* [DATA LISTING]
* * * *
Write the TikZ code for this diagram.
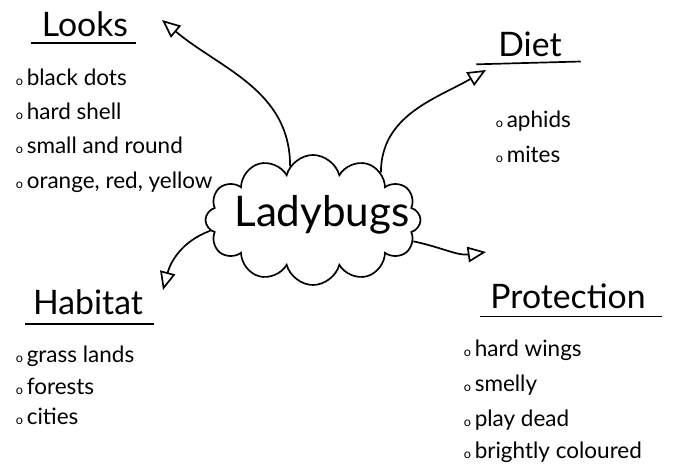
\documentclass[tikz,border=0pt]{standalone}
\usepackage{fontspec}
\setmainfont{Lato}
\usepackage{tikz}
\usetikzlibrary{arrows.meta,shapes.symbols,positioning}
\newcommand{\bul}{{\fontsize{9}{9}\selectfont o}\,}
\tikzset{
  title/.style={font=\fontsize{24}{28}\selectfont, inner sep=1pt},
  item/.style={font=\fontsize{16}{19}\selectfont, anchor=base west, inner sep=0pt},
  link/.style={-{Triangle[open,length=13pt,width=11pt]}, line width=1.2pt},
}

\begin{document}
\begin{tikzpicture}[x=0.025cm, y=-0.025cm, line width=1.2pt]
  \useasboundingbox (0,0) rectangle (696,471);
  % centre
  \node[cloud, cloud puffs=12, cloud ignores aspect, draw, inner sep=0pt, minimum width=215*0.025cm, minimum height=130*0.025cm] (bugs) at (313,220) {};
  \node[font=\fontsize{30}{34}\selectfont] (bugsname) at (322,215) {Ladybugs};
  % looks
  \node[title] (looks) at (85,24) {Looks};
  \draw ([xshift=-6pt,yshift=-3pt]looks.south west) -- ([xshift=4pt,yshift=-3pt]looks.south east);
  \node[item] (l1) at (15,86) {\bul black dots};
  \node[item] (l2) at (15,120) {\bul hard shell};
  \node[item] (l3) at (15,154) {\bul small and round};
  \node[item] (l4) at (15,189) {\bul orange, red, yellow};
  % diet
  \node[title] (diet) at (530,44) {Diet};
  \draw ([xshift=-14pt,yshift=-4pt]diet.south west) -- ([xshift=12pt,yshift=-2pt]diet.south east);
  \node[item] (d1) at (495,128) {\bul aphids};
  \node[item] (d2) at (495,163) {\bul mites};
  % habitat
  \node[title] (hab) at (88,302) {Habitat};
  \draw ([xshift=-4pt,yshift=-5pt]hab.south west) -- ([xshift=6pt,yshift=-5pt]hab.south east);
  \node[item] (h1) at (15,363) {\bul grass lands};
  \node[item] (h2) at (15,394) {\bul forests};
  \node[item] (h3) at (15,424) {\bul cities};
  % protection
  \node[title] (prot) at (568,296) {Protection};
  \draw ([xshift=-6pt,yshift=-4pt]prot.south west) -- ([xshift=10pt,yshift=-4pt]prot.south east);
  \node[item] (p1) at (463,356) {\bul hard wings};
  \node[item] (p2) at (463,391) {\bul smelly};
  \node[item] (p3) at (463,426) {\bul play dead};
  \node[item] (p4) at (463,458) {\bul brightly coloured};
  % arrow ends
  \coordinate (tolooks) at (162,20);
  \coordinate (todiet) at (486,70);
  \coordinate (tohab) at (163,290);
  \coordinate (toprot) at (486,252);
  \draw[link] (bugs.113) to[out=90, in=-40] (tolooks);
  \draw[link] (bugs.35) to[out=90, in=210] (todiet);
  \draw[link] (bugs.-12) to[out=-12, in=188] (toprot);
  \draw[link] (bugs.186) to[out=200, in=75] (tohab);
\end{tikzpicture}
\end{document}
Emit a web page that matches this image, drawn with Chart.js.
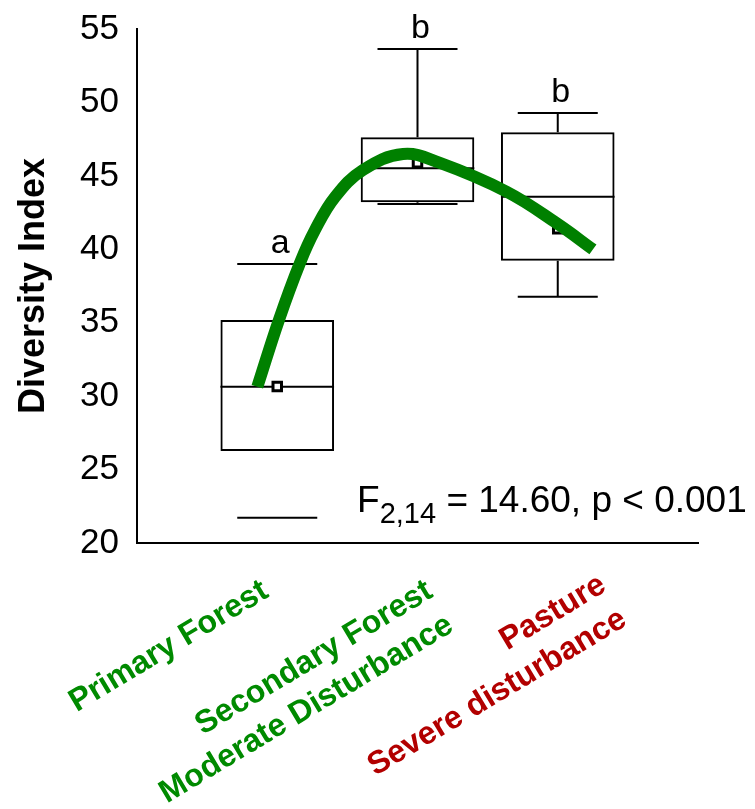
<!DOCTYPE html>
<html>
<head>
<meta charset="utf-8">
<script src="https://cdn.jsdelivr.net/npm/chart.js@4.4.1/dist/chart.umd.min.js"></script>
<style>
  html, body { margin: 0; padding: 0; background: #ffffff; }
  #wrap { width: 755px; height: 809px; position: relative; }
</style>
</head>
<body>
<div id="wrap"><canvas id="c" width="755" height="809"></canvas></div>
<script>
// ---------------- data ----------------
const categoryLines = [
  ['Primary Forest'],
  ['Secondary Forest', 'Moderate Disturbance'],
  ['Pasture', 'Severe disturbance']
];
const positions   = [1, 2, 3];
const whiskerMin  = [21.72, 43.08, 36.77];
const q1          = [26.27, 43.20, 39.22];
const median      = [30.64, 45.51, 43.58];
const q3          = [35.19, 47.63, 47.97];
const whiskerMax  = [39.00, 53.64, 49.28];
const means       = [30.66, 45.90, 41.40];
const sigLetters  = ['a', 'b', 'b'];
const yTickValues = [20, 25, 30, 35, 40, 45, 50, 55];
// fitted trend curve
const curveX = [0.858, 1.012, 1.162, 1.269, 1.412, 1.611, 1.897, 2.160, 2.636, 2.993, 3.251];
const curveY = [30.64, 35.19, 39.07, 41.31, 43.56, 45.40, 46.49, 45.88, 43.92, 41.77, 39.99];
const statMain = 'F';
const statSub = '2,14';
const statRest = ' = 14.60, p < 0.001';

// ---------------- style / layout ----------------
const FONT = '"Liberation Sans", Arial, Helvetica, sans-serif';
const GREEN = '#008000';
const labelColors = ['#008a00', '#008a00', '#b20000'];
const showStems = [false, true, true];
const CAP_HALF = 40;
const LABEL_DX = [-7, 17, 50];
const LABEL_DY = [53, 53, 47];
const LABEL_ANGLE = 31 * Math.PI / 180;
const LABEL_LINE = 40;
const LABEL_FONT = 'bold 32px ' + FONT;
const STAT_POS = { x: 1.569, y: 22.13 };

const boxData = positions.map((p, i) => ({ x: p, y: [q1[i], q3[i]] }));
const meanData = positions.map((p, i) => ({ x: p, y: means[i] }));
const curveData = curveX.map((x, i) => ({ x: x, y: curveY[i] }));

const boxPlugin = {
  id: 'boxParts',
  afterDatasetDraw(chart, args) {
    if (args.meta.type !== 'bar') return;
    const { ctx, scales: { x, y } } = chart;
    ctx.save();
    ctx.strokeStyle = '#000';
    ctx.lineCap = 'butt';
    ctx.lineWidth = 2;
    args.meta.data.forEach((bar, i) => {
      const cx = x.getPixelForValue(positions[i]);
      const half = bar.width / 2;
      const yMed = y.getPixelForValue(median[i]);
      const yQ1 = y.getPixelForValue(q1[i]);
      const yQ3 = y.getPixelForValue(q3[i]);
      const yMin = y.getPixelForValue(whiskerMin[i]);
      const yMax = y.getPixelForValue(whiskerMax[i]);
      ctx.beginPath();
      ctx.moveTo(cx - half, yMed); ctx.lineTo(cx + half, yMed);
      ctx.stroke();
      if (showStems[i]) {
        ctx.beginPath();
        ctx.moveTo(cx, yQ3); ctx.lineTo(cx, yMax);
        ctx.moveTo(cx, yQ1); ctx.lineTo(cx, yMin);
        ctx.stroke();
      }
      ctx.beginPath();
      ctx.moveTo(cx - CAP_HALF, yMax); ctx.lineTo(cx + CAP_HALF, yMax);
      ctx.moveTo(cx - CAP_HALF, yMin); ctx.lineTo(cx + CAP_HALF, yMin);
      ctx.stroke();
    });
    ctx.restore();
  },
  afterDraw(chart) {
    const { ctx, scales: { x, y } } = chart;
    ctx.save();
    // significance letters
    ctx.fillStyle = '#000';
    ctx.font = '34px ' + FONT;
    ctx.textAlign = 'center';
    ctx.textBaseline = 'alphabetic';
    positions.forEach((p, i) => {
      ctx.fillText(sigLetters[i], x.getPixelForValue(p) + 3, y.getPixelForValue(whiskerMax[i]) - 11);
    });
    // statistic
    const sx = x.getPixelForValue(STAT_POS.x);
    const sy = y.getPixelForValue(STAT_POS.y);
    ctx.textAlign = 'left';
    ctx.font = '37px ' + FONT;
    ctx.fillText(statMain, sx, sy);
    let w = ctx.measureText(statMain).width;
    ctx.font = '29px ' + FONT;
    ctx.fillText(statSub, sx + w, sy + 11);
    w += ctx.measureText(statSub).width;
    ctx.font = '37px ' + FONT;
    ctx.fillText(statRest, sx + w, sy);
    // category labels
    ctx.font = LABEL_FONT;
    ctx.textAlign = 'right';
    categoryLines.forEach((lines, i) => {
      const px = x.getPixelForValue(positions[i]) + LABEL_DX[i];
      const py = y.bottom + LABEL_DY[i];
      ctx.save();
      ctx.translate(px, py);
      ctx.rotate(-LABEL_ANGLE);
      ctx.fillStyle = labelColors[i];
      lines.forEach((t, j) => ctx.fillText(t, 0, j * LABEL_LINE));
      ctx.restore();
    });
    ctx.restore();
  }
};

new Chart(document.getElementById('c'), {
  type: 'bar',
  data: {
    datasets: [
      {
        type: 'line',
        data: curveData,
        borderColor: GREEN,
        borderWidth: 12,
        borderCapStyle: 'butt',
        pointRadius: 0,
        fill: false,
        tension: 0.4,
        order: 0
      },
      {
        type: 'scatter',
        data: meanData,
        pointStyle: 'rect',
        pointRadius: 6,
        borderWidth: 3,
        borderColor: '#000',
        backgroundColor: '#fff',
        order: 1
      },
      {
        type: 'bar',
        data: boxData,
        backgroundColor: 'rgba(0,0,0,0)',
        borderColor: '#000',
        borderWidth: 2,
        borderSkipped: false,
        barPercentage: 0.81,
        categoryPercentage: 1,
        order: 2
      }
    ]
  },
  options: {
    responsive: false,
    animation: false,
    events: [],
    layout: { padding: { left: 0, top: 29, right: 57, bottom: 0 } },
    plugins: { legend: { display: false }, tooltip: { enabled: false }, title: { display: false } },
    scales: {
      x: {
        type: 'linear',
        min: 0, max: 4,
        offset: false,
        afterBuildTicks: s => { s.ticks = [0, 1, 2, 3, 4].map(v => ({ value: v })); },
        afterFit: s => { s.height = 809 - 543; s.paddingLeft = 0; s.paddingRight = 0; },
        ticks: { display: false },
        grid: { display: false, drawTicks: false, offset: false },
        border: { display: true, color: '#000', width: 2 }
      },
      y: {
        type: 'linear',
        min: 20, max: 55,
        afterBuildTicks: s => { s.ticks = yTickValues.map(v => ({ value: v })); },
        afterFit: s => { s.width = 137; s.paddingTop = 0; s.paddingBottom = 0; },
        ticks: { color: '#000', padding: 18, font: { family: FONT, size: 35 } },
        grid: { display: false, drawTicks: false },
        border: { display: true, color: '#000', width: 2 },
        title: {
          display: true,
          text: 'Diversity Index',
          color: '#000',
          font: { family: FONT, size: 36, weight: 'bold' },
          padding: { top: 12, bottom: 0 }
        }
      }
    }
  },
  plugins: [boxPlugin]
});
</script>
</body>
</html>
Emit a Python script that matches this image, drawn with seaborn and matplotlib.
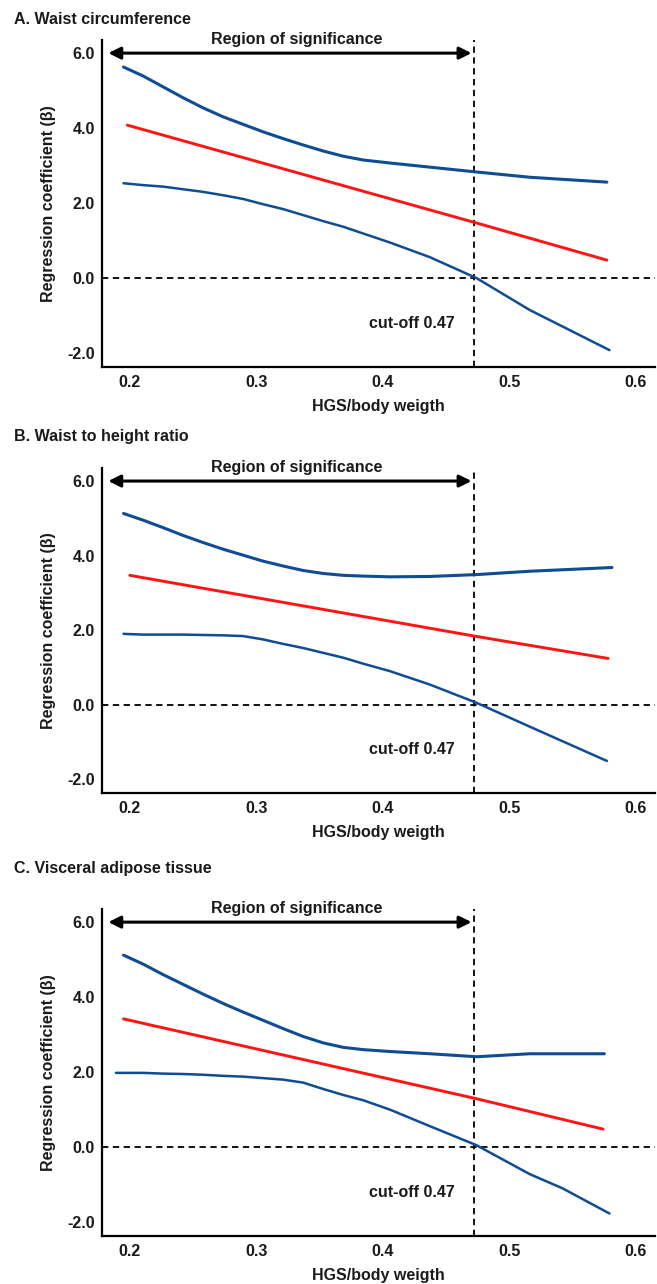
* * * *
* [YOUR OBJECTIVE] The word "that" may occur in lines of the records. Report how many such lines there are, giving only the number.

* [SOLUTION TO THE PROBLEM] 2